For examples, see the MSX manual, or the Example9 model found in the Samples folder within your product installation folder. In this model, there are several scenarios with "Multi Species" in the name.

Troubleshooting

General Troubleshooting

Starting with build 10.02.03.06 (with the patch installed), you can have up to about 2.1 million characters in the Multi-Species Analysis Model Configuration. Prior to build 10.02.03.06, there was currently a limit of 32767 characters allowed in the in the Multi-Species Analysis Model Configuration dialog. 

If the multi species analysis fails to compute, try computing in a small test model for debugging purposes (to determine what is causing the failure).

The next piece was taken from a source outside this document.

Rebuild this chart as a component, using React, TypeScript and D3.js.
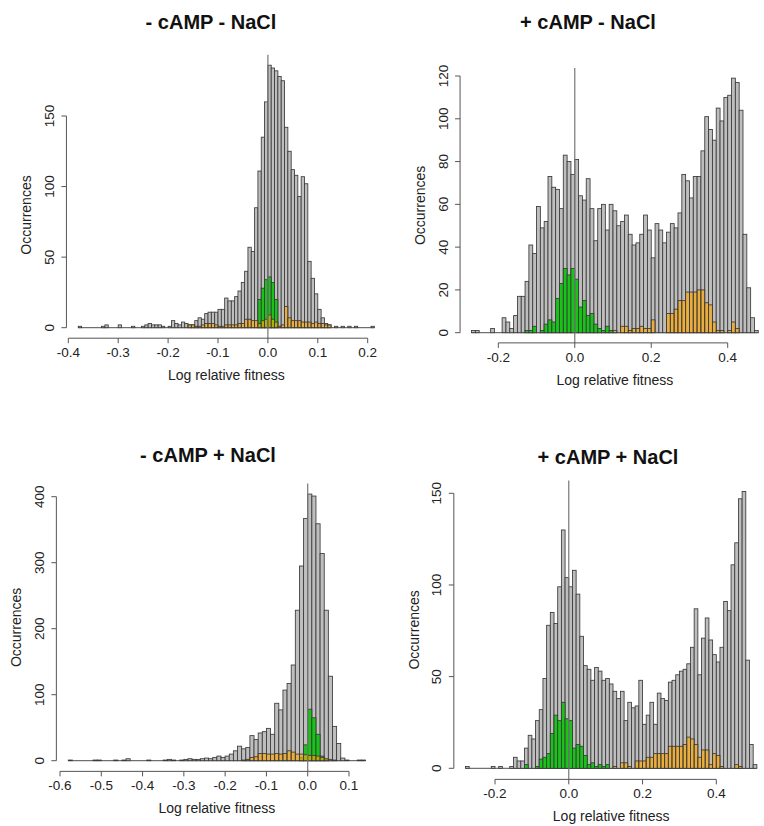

For the actual model, ensure that the basic EPS is in good shape.

  • Compute and validate the model with the calculation options calculation type set to "Hydraulics Only" and correct the user notifications.
  • Check for things that generate additional intermediate time steps, such as empty/full tanks.

Issue: The calculation fails midway through with the following user notification:

"Could not solve reaction equilibrium expressions"

If the model has a negative demand applied at a junction upstream of a tank try one of the following

  • Apply the negative demand directly to the adjacent tank.
  • If possible, instead of using a negative demand it may be better to model back to the actual source (assuming there is more to the network, upstream of the negative demand).

See: Error when running MSX - Could not solve reaction equilibrium expressions

Issue: The model is slow to compute.

If there are adjacent tanks, that are hydraulically close, try combining them into a single equivalent composite tank.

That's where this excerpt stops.